## [Task to carry out]
Return only the lines from the top of the data down to the one that holds "import plotly.graph_objects as go", both included, without any pictures.

Start

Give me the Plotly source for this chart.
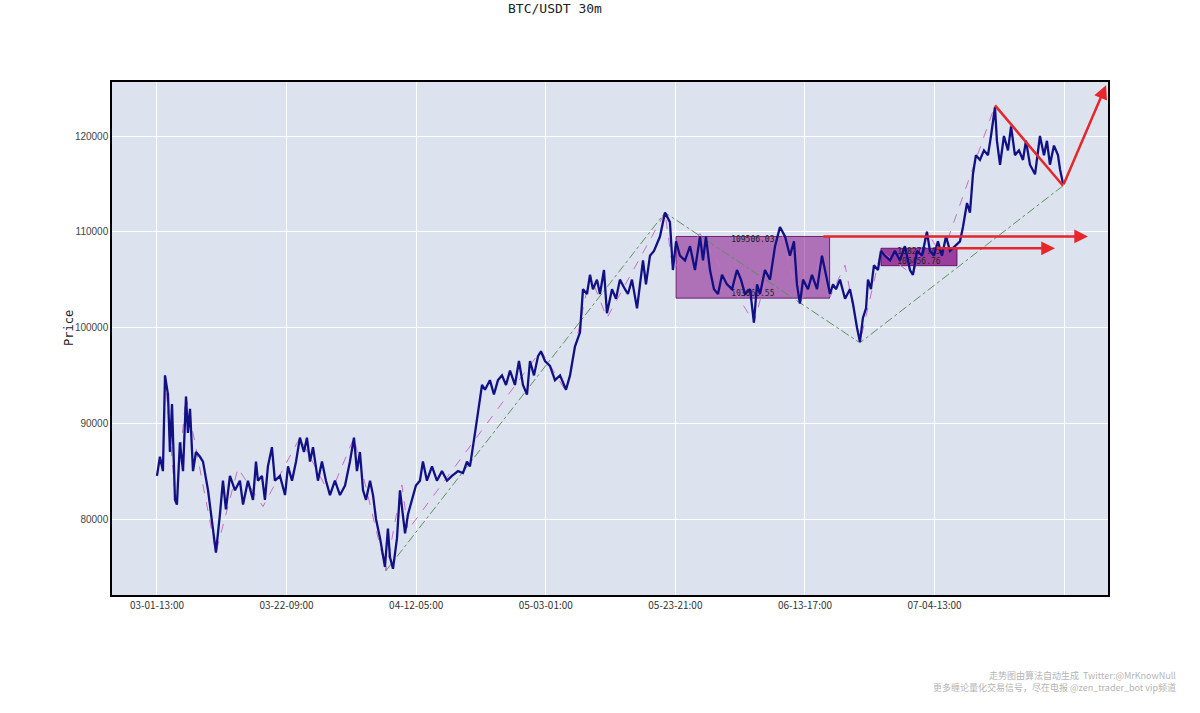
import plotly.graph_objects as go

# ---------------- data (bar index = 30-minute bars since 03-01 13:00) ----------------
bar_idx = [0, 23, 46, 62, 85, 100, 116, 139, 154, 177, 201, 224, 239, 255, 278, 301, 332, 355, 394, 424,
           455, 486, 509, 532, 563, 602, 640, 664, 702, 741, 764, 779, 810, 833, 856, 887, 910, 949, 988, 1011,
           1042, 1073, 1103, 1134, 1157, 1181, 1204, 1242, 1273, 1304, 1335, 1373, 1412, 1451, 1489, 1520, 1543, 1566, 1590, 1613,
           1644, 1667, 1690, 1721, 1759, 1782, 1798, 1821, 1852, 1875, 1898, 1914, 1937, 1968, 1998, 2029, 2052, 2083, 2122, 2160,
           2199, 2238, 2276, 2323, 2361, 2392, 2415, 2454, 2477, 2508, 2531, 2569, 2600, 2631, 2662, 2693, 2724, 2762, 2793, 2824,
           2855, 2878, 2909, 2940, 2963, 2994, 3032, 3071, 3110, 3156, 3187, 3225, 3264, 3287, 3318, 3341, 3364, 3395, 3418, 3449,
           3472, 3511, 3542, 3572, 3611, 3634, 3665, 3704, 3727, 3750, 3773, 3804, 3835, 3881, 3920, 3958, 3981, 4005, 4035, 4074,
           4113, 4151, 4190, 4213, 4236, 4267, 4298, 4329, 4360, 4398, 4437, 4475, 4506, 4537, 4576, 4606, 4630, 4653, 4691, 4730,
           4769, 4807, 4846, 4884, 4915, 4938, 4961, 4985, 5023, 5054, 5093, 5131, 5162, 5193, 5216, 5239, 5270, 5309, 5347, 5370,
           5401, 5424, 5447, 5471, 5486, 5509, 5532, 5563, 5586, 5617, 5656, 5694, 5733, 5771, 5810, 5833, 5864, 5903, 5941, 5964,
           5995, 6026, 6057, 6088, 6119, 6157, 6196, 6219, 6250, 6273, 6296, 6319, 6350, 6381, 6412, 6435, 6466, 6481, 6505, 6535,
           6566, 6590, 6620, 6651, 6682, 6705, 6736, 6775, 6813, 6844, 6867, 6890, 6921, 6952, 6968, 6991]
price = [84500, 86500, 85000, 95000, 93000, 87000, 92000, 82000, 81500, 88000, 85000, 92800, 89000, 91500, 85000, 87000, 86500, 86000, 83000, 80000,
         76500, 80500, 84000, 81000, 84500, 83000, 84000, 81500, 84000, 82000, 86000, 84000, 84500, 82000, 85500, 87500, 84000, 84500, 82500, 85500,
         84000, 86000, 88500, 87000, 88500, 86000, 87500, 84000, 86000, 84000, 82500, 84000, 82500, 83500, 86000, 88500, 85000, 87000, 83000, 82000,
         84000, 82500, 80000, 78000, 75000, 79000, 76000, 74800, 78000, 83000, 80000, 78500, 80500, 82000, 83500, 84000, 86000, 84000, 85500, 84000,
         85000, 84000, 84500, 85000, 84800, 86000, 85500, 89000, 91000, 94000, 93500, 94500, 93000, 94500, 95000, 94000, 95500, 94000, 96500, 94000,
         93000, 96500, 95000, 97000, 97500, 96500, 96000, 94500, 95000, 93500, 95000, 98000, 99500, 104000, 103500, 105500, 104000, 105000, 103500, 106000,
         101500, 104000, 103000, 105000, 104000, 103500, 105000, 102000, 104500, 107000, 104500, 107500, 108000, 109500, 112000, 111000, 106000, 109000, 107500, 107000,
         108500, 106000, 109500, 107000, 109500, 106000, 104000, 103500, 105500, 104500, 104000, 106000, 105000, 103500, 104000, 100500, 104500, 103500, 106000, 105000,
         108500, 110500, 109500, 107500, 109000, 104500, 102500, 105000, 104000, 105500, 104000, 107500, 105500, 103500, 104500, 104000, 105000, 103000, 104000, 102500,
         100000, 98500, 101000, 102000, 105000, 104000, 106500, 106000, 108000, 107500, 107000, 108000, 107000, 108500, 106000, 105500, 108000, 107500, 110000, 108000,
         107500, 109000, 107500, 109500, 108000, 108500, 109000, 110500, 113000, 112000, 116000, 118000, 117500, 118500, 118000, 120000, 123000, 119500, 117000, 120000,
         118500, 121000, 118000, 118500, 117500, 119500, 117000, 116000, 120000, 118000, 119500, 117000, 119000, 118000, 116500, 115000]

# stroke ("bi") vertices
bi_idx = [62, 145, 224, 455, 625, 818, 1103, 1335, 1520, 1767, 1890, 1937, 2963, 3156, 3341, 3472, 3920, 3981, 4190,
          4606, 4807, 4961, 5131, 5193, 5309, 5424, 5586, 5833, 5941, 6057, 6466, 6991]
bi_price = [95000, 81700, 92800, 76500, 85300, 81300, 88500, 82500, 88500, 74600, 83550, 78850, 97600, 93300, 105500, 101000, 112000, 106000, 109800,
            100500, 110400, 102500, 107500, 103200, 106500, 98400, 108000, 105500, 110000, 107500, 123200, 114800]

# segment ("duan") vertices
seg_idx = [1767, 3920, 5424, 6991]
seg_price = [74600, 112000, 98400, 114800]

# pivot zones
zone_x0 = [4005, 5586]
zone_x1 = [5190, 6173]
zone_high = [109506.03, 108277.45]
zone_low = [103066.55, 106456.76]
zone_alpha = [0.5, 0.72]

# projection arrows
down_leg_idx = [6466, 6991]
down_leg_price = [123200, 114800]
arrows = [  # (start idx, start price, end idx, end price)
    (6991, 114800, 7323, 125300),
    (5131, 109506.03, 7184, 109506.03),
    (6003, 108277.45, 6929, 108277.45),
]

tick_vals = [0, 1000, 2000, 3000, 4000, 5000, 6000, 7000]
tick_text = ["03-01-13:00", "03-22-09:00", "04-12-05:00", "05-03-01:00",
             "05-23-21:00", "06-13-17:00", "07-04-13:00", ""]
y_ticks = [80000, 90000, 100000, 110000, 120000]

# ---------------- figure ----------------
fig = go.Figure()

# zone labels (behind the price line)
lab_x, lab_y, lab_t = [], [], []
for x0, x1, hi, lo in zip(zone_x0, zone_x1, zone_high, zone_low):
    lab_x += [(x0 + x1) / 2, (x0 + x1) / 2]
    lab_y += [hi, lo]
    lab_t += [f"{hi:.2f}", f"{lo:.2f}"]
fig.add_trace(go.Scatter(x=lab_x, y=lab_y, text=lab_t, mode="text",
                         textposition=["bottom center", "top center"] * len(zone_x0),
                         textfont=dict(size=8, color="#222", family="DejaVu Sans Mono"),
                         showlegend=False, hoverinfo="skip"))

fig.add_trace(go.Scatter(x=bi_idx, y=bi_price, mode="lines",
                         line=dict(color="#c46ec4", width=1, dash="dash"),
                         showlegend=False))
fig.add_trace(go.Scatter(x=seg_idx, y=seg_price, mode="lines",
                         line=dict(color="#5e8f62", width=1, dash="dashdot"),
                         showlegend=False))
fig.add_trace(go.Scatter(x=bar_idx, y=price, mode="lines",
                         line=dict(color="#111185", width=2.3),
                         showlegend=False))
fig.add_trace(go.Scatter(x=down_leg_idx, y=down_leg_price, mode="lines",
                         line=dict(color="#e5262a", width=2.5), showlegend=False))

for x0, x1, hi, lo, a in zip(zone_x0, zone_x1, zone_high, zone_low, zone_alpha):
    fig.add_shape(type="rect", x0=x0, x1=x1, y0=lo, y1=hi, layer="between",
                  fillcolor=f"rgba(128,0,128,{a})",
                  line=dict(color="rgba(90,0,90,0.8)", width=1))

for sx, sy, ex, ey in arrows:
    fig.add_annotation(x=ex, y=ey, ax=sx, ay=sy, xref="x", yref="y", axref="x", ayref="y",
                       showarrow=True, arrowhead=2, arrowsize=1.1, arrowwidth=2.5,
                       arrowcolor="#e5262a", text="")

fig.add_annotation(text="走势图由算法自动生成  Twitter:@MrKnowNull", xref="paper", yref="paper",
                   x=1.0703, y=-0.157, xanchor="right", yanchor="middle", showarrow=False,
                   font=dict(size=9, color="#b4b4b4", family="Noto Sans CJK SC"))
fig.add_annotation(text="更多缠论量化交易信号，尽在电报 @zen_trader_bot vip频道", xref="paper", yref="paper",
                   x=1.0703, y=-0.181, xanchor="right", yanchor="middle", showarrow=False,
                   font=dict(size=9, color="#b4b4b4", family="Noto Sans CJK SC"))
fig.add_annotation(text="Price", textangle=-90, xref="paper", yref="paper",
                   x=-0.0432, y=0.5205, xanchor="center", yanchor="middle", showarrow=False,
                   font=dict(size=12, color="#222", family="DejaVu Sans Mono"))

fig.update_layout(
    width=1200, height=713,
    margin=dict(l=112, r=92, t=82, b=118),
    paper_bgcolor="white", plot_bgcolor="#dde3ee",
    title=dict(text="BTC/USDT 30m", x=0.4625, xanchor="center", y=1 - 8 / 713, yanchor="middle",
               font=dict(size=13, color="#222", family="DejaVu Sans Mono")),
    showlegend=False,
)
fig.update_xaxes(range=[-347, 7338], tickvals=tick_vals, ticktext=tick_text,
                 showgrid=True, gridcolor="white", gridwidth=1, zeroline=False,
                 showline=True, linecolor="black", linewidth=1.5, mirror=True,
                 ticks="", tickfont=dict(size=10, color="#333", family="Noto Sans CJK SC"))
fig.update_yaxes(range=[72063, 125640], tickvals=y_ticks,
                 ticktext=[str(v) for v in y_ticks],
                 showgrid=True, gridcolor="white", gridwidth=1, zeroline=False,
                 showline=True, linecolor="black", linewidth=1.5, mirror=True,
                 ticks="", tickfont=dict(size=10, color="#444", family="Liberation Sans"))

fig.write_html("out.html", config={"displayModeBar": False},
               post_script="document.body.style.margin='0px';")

End

## [Result of the task]
Give me the Plotly source for this chart.
import plotly.graph_objects as go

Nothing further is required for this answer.